While you feel for Harry in his initial confusion and terror at being accused, there’s always the moral peril that you are extending your compassion to a sex offender. Confirming that he is, indeed, a rapist might seem to further implicate the audience; but because he is a contrite sex offender seeking to make amends to his victim, sympathy seems merited. And anyway, can he really be blamed when his parents left him to wander in the deep dark forest of the internet? A harder-edged play would make the viewer squirm more.

Like the TV show Adolescence before it, this feels like an artwork that squares up to the terrible truth of male violence and then ducks the punch. A more ambiguous Harry would be more frightening, but also closer to the truth of what rape is. A boy who genuinely believed, reasonably or otherwise, that what he was doing to a girl was what she wanted. A boy who could be both truthful and dangerous. A boy who didn’t need to perjure himself to be morally guilty and legally not guilty at the same time. As much as Miller’s work wants to confront the nightmare of justice for rape victims, this is the place it cannot go.

Perhaps that’s inevitable. Miller is a dramatist, meaning she is great at exposing the razzle-dazzle of the courtroom, and relentless at uncovering the inner lives of her female characters. She’s less adept at getting into the secret brains of men. But that, legally speaking, is where the crime of rape takes place. It is not what happens to a woman’s body that distinguishes sex from rape: it is what happens in a man’s mind, and Miller’s plays have no access there.

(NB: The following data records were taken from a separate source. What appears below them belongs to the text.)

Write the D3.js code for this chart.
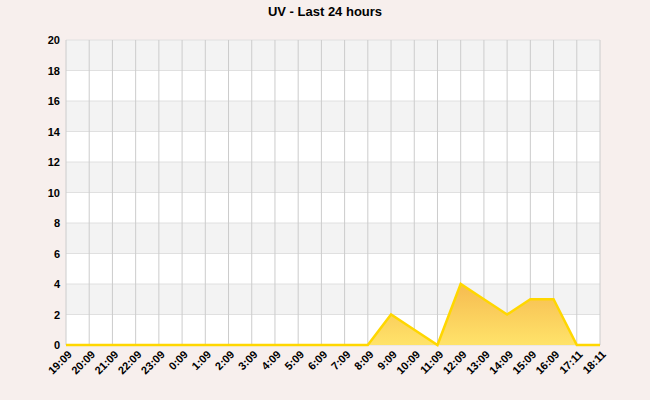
<!DOCTYPE html><html><head><script src="https://cdn.jsdelivr.net/npm/d3@7"></script>
<style>body{margin:0;background:#f7efed}</style></head><body><svg width="650" height="400"></svg><script>
const categories=["19:09","20:09","21:09","22:09","23:09","0:09","1:09","2:09","3:09","4:09","5:09","6:09","7:09","8:09","9:09","10:09","11:09","12:09","13:09","14:09","15:09","16:09","17:11","18:11"];
const uv=[0,0,0,0,0,0,0,0,0,0,0,0,0,0,2,1,0,4,3,2,3,3,0,0];
const yTicks=[0,2,4,6,8,10,12,14,16,18,20];
const svg=d3.select("svg");
const L=66,R=600,T=40,B=345;
const x=d3.scalePoint().domain(categories).range([L,R]);
const y=d3.scaleLinear().domain([0,20]).range([B,T]);
svg.append("rect").attr("width",650).attr("height",400).attr("fill","#f7efed");
for(let i=0;i<10;i++){svg.append("rect").attr("x",L).attr("width",R-L).attr("y",y(yTicks[i+1])).attr("height",y(yTicks[i])-y(yTicks[i+1])).attr("fill",i%2?"#f3f3f3":"#ffffff");}
yTicks.forEach(t=>svg.append("line").attr("x1",L).attr("x2",R).attr("y1",y(t)).attr("y2",y(t)).attr("stroke","#e0e0e0"));
categories.forEach(c=>svg.append("line").attr("x1",x(c)).attr("x2",x(c)).attr("y1",T).attr("y2",B).attr("stroke","#cccccc"));
const defs=svg.append("defs");const g=defs.append("linearGradient").attr("id","gr").attr("x1",0).attr("x2",0).attr("y1",0).attr("y2",1).attr("gradientUnits","userSpaceOnUse").attr("y1",y(4)).attr("y2",B).attr("x1",0).attr("x2",0);
g.append("stop").attr("offset",0).attr("stop-color","#f6bb50");g.append("stop").attr("offset",1).attr("stop-color","#ffe36a");
const data=categories.map((c,i)=>[c,uv[i]]);
svg.append("path").datum(data).attr("d",d3.area().x(d=>x(d[0])).y0(B).y1(d=>y(d[1]))).attr("fill","url(#gr)");
svg.append("path").datum(data).attr("d",d3.line().x(d=>x(d[0])).y(d=>y(d[1]))).attr("fill","none").attr("stroke","#ffd700").attr("stroke-width",2.5);
const ya=svg.append("g").attr("transform",`translate(${L},0)`).call(d3.axisLeft(y).tickValues(yTicks).tickSize(0).tickPadding(6));
ya.select(".domain").remove();ya.selectAll("text").attr("font-family","Liberation Sans, Arial").attr("font-size",11).attr("font-weight","bold").attr("fill","#000");
const xa=svg.append("g").attr("transform",`translate(0,${B})`).call(d3.axisBottom(x).tickSize(0));
xa.select(".domain").remove();
xa.selectAll("text").attr("font-family","Liberation Sans, Arial").attr("font-size",11).attr("font-weight","bold").attr("fill","#000").attr("text-anchor","end").attr("dy",0).attr("transform","translate(4,8) rotate(-45)");
svg.append("text").attr("x",325).attr("y",16).attr("text-anchor","middle").attr("font-family","Liberation Sans, Arial").attr("font-size",13).attr("font-weight","bold").text("UV - Last 24 hours");
</script></body></html>
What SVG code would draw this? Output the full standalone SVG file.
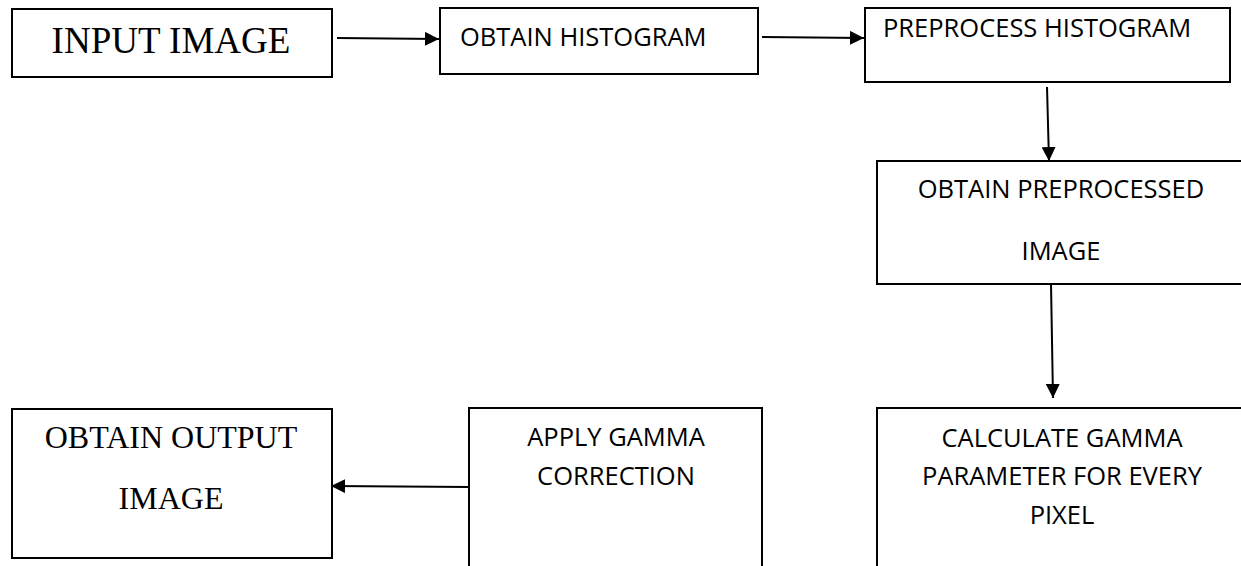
<svg xmlns="http://www.w3.org/2000/svg" width="1241" height="566" viewBox="0 0 1241 566">
<style>
.box{fill:#fff;stroke:#000;stroke-width:2}
.serif{font-family:"Liberation Serif","Times New Roman",serif;fill:#000}
.sans{font-family:"Open Sans","Liberation Sans",sans-serif;font-size:25.5px;fill:#000}
.conn{stroke:#000;stroke-width:2;fill:none;marker-end:url(#ah)}
</style>
<defs>
<marker id="ah" markerUnits="userSpaceOnUse" markerWidth="16" markerHeight="14" refX="14" refY="7" orient="auto">
<path d="M0,0 L14,7 L0,14 Z" fill="#000"/>
</marker>
</defs>
<rect width="1241" height="566" fill="#fff"/>
<g id="n1">
<rect class="box" x="12" y="9" width="320" height="68"/>
<text class="serif" x="171" y="53" font-size="37" text-anchor="middle">INPUT IMAGE</text>
</g>
<g id="n2">
<rect class="box" x="440" y="8" width="318" height="66"/>
<text class="sans" x="460" y="46">OBTAIN HISTOGRAM</text>
</g>
<g id="n3">
<rect class="box" x="865" y="8" width="365" height="74"/>
<text class="sans" x="883" y="37">PREPROCESS HISTOGRAM</text>
</g>
<g id="n4">
<rect class="box" x="877" y="161" width="370" height="123"/>
<text class="sans" x="1061" y="198" text-anchor="middle">OBTAIN PREPROCESSED</text>
<text class="sans" x="1061" y="260" text-anchor="middle">IMAGE</text>
</g>
<g id="n5">
<rect class="box" x="877" y="408" width="370" height="170"/>
<text class="sans" x="1062" y="447" text-anchor="middle">CALCULATE GAMMA</text>
<text class="sans" x="1062" y="485" text-anchor="middle">PARAMETER FOR EVERY</text>
<text class="sans" x="1062" y="524" text-anchor="middle">PIXEL</text>
</g>
<g id="n6">
<rect class="box" x="469" y="408" width="293" height="170"/>
<text class="sans" x="616" y="446" text-anchor="middle">APPLY GAMMA</text>
<text class="sans" x="616" y="485" text-anchor="middle">CORRECTION</text>
</g>
<g id="n7">
<rect class="box" x="12" y="409" width="320" height="149"/>
<text class="serif" x="171" y="448" font-size="32" text-anchor="middle">OBTAIN OUTPUT</text>
<text class="serif" x="171" y="509" font-size="32" text-anchor="middle">IMAGE</text>
</g>
<g id="connectors">
<line class="conn" x1="337" y1="38" x2="439" y2="39"/>
<line class="conn" x1="762" y1="37" x2="864" y2="38"/>
<line class="conn" x1="1047" y1="87" x2="1049" y2="161"/>
<line class="conn" x1="1051" y1="284" x2="1053" y2="398"/>
<line class="conn" x1="469" y1="487" x2="331" y2="486"/>
</g>
</svg>
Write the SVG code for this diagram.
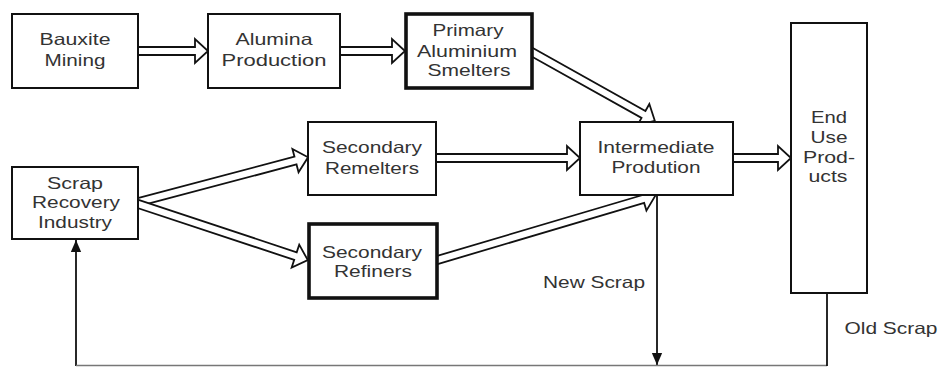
<svg xmlns="http://www.w3.org/2000/svg" width="938" height="367" viewBox="0 0 938 367">
<style>
.box{fill:#fff;stroke:#111;stroke-width:2}
.thick{stroke-width:3.6}
.ar{fill:#fff;stroke:#111;stroke-width:1.8;stroke-linejoin:miter}
.ln{fill:none;stroke:#111;stroke-width:1.8}
text{font-family:"Liberation Sans",Arial,sans-serif;font-size:16.5px;fill:#333;text-anchor:middle}
</style>
<defs>
<marker id="tri" markerWidth="12" markerHeight="16" refX="14" refY="6" orient="auto" markerUnits="userSpaceOnUse" viewBox="0 0 14 12">
<path d="M0,0 L14,6 L0,12 Z" fill="#111"/>
</marker>
</defs>
<g id="connectors">
<polygon class="ar" transform="translate(136,51)" points="0,-4 59,-4 59,-12 72,0 59,12 59,4 0,4"/>
<polygon class="ar" transform="translate(338,51)" points="0,-4 54,-4 54,-12 67,0 54,12 54,4 0,4"/>
<polygon class="ar" transform="translate(530,51) rotate(29.2)" points="0,-4 130,-4 130,-12 143,0 130,12 130,4 0,4"/>
<polygon class="ar" transform="translate(135,203) rotate(-14.8)" points="0,-4 166,-4 166,-12 179,0 166,12 166,4 0,4"/>
<polygon class="ar" transform="translate(135,203) rotate(18.3)" points="0,-4 169,-4 169,-12 182,0 169,12 169,4 0,4"/>
<polygon class="ar" transform="translate(434,158)" points="0,-4 133,-4 133,-12 146,0 133,12 133,4 0,4"/>
<polygon class="ar" transform="translate(434,261) rotate(-16.5)" points="0,-4 218,-4 218,-12 231,0 218,12 218,4 0,4"/>
<polygon class="ar" transform="translate(731,158)" points="0,-4 47,-4 47,-12 60,0 47,12 47,4 0,4"/>
<line class="ln" x1="657" y1="196" x2="657" y2="365" marker-end="url(#tri)"/>
<line class="ln" x1="76" y1="366" x2="76" y2="240" marker-end="url(#tri)"/>
<line x1="76" y1="365.5" x2="827" y2="365.5" stroke="#777" stroke-width="1.5"/>
<line class="ln" x1="827" y1="293" x2="827" y2="366"/>
</g>
<g id="bauxite"><rect class="box" x="12" y="14" width="126" height="74"/>
<text x="75" y="45" textLength="71" lengthAdjust="spacingAndGlyphs">Bauxite</text>
<text x="75" y="66" textLength="61" lengthAdjust="spacingAndGlyphs">Mining</text></g>
<g id="alumina"><rect class="box" x="208" y="14" width="132" height="74"/>
<text x="274" y="45" textLength="77" lengthAdjust="spacingAndGlyphs">Alumina</text>
<text x="274" y="66" textLength="105" lengthAdjust="spacingAndGlyphs">Production</text></g>
<g id="primary"><rect class="box thick" x="406" y="14" width="126" height="74"/>
<text x="468" y="36" textLength="71" lengthAdjust="spacingAndGlyphs">Primary</text>
<text x="467" y="57" textLength="100" lengthAdjust="spacingAndGlyphs">Aluminium</text>
<text x="469" y="76" textLength="83" lengthAdjust="spacingAndGlyphs">Smelters</text></g>
<g id="scrap"><rect class="box" x="12" y="167" width="126" height="72"/>
<text x="75" y="189" textLength="56" lengthAdjust="spacingAndGlyphs">Scrap</text>
<text x="76" y="208" textLength="88" lengthAdjust="spacingAndGlyphs">Recovery</text>
<text x="75" y="228" textLength="74" lengthAdjust="spacingAndGlyphs">Industry</text></g>
<g id="remelters"><rect class="box" x="308" y="122" width="128" height="73"/>
<text x="372" y="153" textLength="100" lengthAdjust="spacingAndGlyphs">Secondary</text>
<text x="372" y="174" textLength="94" lengthAdjust="spacingAndGlyphs">Remelters</text></g>
<g id="refiners"><rect class="box thick" x="309" y="224" width="128" height="74"/>
<text x="372" y="258" textLength="100" lengthAdjust="spacingAndGlyphs">Secondary</text>
<text x="373" y="277" textLength="78" lengthAdjust="spacingAndGlyphs">Refiners</text></g>
<g id="intermediate"><rect class="box" x="580" y="122" width="153" height="73"/>
<text x="656" y="153" textLength="117" lengthAdjust="spacingAndGlyphs">Intermediate</text>
<text x="656" y="173" textLength="89" lengthAdjust="spacingAndGlyphs">Prodution</text></g>
<g id="enduse"><rect class="box" x="791" y="23" width="76" height="270"/>
<text x="829" y="123" textLength="36" lengthAdjust="spacingAndGlyphs">End</text>
<text x="829" y="143" textLength="37" lengthAdjust="spacingAndGlyphs">Use</text>
<text x="829" y="163" textLength="52" lengthAdjust="spacingAndGlyphs">Prod-</text>
<text x="828" y="182" textLength="39" lengthAdjust="spacingAndGlyphs">ucts</text></g>
<g id="labels">
<text x="594" y="288" textLength="102" lengthAdjust="spacingAndGlyphs">New Scrap</text>
<text x="891" y="334" textLength="93" lengthAdjust="spacingAndGlyphs">Old Scrap</text>
</g>
</svg>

In the National Theatre gift shop, you can buy an Inter Alia tie-in tote bag, bright orange and printed with the play’s opening line: “The fucking PATRIARCHY!” This feels very 10 years ago: very Beyoncé dancing in front of the word “FEMINIST”, very “I’m with her” shirts for Hillary, very pre-#MeToo. It’s a throwback to a time, as brief as it was illusory, when the permanent triumph of feminism seemed so close that it could be merchandised into existence. Instead, there was a pussy grabber for president.

By the end of Inter Alia, Jessica’s defiant roar is obviously hollow — when she has to make a choice between her principles and her family, she is the fucking patriarchy. But off the stage, glib slogans and self-affirmations are all there is to offer. As provocative and effective as Miller’s plays are, it is their female characters who are put on trial. Without a serious effort to understand men (including, especially, the most dangerous men), the critique of male violence is an empty project.